══ Data extract

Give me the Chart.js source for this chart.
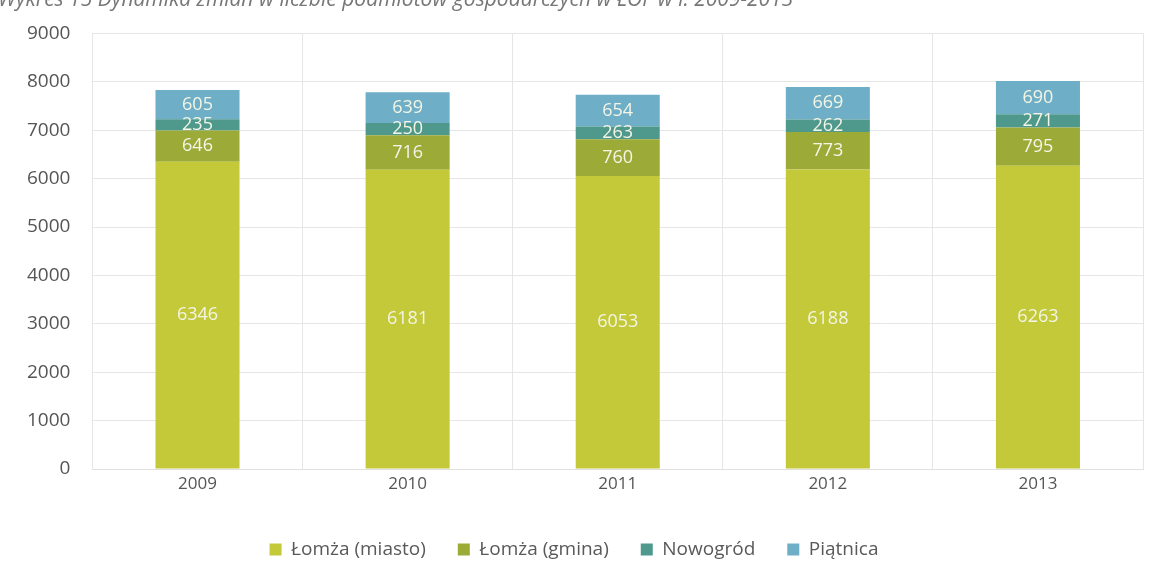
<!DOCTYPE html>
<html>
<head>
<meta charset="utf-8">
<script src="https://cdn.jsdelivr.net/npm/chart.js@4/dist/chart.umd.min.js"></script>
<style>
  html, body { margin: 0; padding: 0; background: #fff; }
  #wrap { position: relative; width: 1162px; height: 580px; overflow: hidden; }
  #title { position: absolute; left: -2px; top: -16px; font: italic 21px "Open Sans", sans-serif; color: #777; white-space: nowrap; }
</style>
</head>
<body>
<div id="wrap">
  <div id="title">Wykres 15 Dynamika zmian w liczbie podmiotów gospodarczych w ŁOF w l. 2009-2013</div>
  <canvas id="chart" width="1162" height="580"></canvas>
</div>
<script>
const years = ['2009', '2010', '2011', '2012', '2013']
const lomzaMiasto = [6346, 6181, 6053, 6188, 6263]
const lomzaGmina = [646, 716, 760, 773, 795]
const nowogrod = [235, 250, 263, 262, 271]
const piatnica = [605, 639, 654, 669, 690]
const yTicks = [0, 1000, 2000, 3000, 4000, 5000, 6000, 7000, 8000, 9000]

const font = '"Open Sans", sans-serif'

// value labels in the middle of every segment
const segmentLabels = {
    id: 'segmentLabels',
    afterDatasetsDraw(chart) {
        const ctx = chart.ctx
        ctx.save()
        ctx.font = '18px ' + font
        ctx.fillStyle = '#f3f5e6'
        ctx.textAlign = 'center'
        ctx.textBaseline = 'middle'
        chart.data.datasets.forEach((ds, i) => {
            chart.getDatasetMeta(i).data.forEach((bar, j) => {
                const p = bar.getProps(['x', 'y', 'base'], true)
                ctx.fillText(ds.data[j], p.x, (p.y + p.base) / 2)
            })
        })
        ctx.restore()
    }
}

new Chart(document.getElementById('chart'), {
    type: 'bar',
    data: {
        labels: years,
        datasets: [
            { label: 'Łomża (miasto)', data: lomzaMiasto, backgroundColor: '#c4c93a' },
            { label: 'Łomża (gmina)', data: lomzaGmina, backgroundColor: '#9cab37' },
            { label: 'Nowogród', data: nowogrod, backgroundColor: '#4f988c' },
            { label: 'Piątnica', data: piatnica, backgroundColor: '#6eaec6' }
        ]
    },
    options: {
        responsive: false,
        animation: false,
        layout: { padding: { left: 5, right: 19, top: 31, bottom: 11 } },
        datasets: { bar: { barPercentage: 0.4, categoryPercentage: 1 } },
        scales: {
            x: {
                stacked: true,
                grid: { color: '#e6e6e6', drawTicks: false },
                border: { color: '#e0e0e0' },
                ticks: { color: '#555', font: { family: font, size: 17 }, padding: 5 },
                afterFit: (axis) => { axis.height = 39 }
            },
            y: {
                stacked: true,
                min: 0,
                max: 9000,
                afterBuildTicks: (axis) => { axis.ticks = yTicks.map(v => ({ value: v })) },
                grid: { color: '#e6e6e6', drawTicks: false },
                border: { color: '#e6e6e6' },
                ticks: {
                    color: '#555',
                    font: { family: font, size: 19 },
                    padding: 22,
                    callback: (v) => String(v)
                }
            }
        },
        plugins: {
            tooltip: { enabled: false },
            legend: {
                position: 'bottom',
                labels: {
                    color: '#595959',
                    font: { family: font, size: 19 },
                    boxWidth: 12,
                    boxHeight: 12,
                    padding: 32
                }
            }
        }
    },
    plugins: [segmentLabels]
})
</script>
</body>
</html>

════
══ Data extract

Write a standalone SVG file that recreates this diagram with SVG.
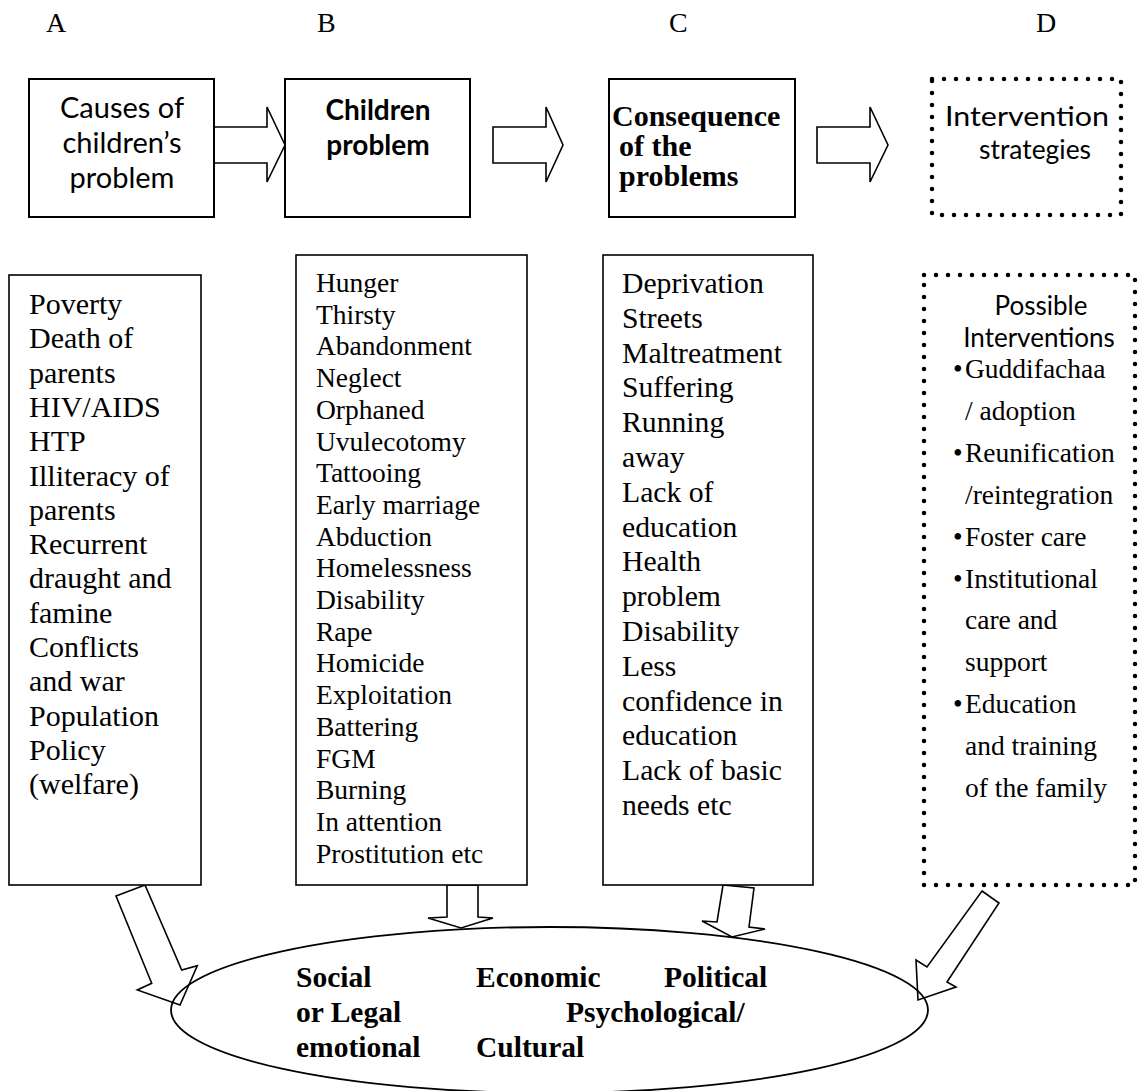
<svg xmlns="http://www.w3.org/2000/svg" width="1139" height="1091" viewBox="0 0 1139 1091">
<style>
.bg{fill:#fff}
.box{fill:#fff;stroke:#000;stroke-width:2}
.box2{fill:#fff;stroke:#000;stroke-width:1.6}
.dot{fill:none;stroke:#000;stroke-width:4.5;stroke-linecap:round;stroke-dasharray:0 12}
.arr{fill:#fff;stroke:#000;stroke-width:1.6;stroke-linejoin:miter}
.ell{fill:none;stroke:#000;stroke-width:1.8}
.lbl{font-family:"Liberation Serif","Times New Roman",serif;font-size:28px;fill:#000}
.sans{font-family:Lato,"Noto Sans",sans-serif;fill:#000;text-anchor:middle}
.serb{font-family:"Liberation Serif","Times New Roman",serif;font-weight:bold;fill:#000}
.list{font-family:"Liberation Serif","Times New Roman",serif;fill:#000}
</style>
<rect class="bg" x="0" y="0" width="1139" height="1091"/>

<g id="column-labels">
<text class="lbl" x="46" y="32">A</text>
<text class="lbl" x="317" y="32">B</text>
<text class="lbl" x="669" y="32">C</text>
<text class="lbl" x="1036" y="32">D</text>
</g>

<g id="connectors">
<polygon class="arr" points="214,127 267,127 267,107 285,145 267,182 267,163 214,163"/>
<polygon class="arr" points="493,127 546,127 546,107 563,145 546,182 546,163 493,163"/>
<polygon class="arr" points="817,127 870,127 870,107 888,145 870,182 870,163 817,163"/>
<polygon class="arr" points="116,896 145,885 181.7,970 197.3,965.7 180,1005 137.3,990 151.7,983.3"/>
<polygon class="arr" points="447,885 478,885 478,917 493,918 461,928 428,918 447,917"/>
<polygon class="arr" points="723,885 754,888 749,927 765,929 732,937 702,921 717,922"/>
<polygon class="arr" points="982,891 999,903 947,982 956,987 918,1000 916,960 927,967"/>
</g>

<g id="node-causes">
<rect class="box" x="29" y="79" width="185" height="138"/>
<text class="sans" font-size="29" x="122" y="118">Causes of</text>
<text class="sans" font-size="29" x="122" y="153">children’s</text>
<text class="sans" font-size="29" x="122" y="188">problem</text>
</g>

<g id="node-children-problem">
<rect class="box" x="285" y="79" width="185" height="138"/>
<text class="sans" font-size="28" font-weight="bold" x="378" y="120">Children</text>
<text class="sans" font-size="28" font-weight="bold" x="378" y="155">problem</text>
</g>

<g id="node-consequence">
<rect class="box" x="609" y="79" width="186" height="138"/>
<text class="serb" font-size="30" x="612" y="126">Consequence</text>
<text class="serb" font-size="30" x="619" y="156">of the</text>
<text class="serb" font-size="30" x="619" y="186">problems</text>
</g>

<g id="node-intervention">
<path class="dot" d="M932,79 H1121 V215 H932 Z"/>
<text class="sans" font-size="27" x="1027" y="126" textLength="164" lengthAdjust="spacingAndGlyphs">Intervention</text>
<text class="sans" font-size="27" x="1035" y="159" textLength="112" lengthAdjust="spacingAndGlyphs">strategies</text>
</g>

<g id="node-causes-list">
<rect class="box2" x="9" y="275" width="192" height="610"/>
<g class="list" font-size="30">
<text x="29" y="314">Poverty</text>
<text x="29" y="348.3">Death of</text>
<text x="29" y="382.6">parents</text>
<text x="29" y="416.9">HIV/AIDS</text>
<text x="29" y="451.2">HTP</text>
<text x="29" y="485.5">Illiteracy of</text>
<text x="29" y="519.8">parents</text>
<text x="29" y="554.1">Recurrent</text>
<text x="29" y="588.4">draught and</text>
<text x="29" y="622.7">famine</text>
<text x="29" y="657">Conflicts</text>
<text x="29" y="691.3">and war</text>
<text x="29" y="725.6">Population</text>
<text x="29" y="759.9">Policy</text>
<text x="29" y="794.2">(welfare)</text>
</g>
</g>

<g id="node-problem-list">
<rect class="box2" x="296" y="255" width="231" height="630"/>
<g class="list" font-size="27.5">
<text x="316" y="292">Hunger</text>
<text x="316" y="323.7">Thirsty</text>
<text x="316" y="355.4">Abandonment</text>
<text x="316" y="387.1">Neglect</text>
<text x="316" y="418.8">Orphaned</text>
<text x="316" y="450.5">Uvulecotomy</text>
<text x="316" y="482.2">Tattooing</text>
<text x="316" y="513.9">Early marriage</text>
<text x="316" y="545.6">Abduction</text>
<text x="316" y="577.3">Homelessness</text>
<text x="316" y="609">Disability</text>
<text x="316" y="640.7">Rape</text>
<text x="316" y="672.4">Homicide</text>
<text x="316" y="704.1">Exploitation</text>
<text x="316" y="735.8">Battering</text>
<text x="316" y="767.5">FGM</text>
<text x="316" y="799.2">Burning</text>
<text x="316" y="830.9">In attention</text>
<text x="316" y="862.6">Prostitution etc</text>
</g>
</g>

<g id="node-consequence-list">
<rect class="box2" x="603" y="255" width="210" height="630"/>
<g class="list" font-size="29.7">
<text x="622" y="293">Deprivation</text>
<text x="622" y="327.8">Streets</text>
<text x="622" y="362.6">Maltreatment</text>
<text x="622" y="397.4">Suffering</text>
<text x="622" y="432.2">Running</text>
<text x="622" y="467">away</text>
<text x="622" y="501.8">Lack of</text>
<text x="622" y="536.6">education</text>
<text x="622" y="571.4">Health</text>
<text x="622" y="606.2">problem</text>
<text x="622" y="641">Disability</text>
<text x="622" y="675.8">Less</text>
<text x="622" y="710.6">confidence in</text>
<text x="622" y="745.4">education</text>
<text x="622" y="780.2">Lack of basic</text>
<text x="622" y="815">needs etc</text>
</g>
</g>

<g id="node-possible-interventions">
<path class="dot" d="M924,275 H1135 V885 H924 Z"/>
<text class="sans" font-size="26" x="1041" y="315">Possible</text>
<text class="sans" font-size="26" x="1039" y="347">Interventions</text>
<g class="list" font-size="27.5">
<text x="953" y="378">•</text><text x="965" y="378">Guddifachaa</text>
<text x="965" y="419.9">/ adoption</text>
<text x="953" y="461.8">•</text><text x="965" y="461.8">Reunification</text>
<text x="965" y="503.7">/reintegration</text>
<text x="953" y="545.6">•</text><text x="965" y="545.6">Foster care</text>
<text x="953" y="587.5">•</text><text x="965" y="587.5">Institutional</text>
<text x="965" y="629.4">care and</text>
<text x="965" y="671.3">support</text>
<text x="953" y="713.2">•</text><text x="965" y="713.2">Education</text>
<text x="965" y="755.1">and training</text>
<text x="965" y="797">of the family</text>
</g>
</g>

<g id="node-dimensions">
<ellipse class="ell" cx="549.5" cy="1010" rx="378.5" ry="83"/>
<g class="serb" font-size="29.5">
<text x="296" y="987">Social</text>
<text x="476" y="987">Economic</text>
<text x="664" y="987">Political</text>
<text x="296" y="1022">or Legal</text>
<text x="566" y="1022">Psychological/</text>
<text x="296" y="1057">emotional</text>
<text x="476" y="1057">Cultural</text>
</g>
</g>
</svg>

════

# What to do
How many lines of these entries hold the string "chart"? Answer with the number alone.

# Task output
8